TASK DESCRIPTION:
Quote every line as written. Omit pictures.

RECORDED INFORMATION:
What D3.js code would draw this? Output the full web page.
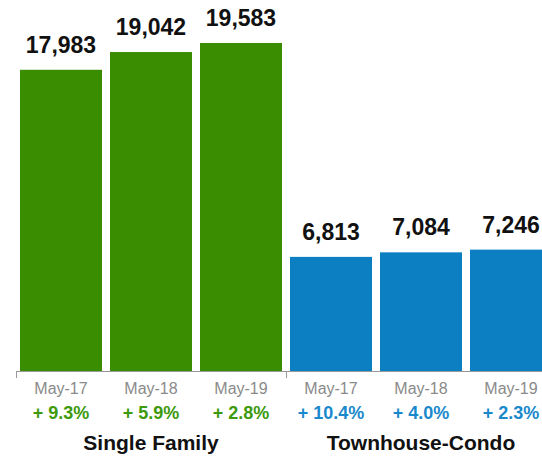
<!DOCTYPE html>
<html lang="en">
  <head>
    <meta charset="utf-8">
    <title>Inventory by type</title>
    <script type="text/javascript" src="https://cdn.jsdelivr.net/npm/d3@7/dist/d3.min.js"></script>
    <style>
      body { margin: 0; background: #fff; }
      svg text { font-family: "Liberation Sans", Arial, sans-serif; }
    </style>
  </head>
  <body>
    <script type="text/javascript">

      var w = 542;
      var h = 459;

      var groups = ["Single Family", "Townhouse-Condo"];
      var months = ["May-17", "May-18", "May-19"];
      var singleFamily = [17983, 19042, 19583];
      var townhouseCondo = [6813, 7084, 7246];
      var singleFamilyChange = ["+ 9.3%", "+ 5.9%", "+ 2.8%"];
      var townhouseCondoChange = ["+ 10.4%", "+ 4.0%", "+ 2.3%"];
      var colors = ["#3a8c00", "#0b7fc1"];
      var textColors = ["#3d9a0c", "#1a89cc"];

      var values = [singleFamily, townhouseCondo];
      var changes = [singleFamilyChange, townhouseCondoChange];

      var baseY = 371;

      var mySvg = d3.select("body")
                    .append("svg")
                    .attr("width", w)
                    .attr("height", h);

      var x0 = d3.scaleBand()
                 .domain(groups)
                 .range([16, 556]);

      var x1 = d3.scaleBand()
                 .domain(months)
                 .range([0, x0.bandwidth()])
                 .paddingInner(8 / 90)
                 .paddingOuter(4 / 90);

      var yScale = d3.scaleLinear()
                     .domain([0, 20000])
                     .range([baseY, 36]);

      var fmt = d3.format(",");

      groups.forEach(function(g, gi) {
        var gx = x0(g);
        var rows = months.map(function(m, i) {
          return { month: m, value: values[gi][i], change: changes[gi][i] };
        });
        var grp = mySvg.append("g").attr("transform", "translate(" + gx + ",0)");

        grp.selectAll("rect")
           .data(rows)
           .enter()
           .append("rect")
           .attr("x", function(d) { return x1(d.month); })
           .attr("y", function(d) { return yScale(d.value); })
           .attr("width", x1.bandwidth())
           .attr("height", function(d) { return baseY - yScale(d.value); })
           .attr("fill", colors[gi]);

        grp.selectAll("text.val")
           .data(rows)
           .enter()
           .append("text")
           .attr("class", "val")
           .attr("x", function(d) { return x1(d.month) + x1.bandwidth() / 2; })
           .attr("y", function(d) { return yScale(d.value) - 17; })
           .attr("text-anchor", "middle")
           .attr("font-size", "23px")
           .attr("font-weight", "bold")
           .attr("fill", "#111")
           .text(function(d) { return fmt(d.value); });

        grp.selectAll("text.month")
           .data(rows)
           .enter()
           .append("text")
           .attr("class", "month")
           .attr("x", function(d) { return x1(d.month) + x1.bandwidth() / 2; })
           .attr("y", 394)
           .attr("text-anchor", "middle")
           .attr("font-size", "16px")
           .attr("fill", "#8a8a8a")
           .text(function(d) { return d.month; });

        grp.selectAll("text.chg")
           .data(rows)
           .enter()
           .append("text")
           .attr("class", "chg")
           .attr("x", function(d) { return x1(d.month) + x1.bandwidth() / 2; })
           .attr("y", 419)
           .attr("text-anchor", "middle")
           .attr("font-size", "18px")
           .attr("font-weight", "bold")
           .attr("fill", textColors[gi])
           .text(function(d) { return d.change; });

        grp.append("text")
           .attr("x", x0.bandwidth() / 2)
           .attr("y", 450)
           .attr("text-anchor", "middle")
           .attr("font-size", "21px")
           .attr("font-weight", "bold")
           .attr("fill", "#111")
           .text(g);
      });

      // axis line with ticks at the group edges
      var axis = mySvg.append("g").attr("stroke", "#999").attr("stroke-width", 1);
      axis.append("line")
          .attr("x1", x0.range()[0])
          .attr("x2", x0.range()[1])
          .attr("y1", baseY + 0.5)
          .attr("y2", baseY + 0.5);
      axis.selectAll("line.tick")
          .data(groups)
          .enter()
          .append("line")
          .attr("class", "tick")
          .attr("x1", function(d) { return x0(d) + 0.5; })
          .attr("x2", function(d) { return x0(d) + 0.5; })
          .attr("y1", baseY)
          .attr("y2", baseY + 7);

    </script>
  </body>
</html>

OUTPUT OF THE TASK:
What D3.js code would draw this? Output the full web page.
<!DOCTYPE html>
<html lang="en">
  <head>
    <meta charset="utf-8">
    <title>Inventory by type</title>
    <script type="text/javascript" src="https://cdn.jsdelivr.net/npm/d3@7/dist/d3.min.js"></script>
    <style>
      body { margin: 0; background: #fff; }
      svg text { font-family: "Liberation Sans", Arial, sans-serif; }
    </style>
  </head>
  <body>
    <script type="text/javascript">

      var w = 542;
      var h = 459;

      var groups = ["Single Family", "Townhouse-Condo"];
      var months = ["May-17", "May-18", "May-19"];
      var singleFamily = [17983, 19042, 19583];
      var townhouseCondo = [6813, 7084, 7246];
      var singleFamilyChange = ["+ 9.3%", "+ 5.9%", "+ 2.8%"];
      var townhouseCondoChange = ["+ 10.4%", "+ 4.0%", "+ 2.3%"];
      var colors = ["#3a8c00", "#0b7fc1"];
      var textColors = ["#3d9a0c", "#1a89cc"];

      var values = [singleFamily, townhouseCondo];
      var changes = [singleFamilyChange, townhouseCondoChange];

      var baseY = 371;

      var mySvg = d3.select("body")
                    .append("svg")
                    .attr("width", w)
                    .attr("height", h);

      var x0 = d3.scaleBand()
                 .domain(groups)
                 .range([16, 556]);

      var x1 = d3.scaleBand()
                 .domain(months)
                 .range([0, x0.bandwidth()])
                 .paddingInner(8 / 90)
                 .paddingOuter(4 / 90);

      var yScale = d3.scaleLinear()
                     .domain([0, 20000])
                     .range([baseY, 36]);

      var fmt = d3.format(",");

      groups.forEach(function(g, gi) {
        var gx = x0(g);
        var rows = months.map(function(m, i) {
          return { month: m, value: values[gi][i], change: changes[gi][i] };
        });
        var grp = mySvg.append("g").attr("transform", "translate(" + gx + ",0)");

        grp.selectAll("rect")
           .data(rows)
           .enter()
           .append("rect")
           .attr("x", function(d) { return x1(d.month); })
           .attr("y", function(d) { return yScale(d.value); })
           .attr("width", x1.bandwidth())
           .attr("height", function(d) { return baseY - yScale(d.value); })
           .attr("fill", colors[gi]);

        grp.selectAll("text.val")
           .data(rows)
           .enter()
           .append("text")
           .attr("class", "val")
           .attr("x", function(d) { return x1(d.month) + x1.bandwidth() / 2; })
           .attr("y", function(d) { return yScale(d.value) - 17; })
           .attr("text-anchor", "middle")
           .attr("font-size", "23px")
           .attr("font-weight", "bold")
           .attr("fill", "#111")
           .text(function(d) { return fmt(d.value); });

        grp.selectAll("text.month")
           .data(rows)
           .enter()
           .append("text")
           .attr("class", "month")
           .attr("x", function(d) { return x1(d.month) + x1.bandwidth() / 2; })
           .attr("y", 394)
           .attr("text-anchor", "middle")
           .attr("font-size", "16px")
           .attr("fill", "#8a8a8a")
           .text(function(d) { return d.month; });

        grp.selectAll("text.chg")
           .data(rows)
           .enter()
           .append("text")
           .attr("class", "chg")
           .attr("x", function(d) { return x1(d.month) + x1.bandwidth() / 2; })
           .attr("y", 419)
           .attr("text-anchor", "middle")
           .attr("font-size", "18px")
           .attr("font-weight", "bold")
           .attr("fill", textColors[gi])
           .text(function(d) { return d.change; });

        grp.append("text")
           .attr("x", x0.bandwidth() / 2)
           .attr("y", 450)
           .attr("text-anchor", "middle")
           .attr("font-size", "21px")
           .attr("font-weight", "bold")
           .attr("fill", "#111")
           .text(g);
      });

      // axis line with ticks at the group edges
      var axis = mySvg.append("g").attr("stroke", "#999").attr("stroke-width", 1);
      axis.append("line")
          .attr("x1", x0.range()[0])
          .attr("x2", x0.range()[1])
          .attr("y1", baseY + 0.5)
          .attr("y2", baseY + 0.5);
      axis.selectAll("line.tick")
          .data(groups)
          .enter()
          .append("line")
          .attr("class", "tick")
          .attr("x1", function(d) { return x0(d) + 0.5; })
          .attr("x2", function(d) { return x0(d) + 0.5; })
          .attr("y1", baseY)
          .attr("y2", baseY + 7);

    </script>
  </body>
</html>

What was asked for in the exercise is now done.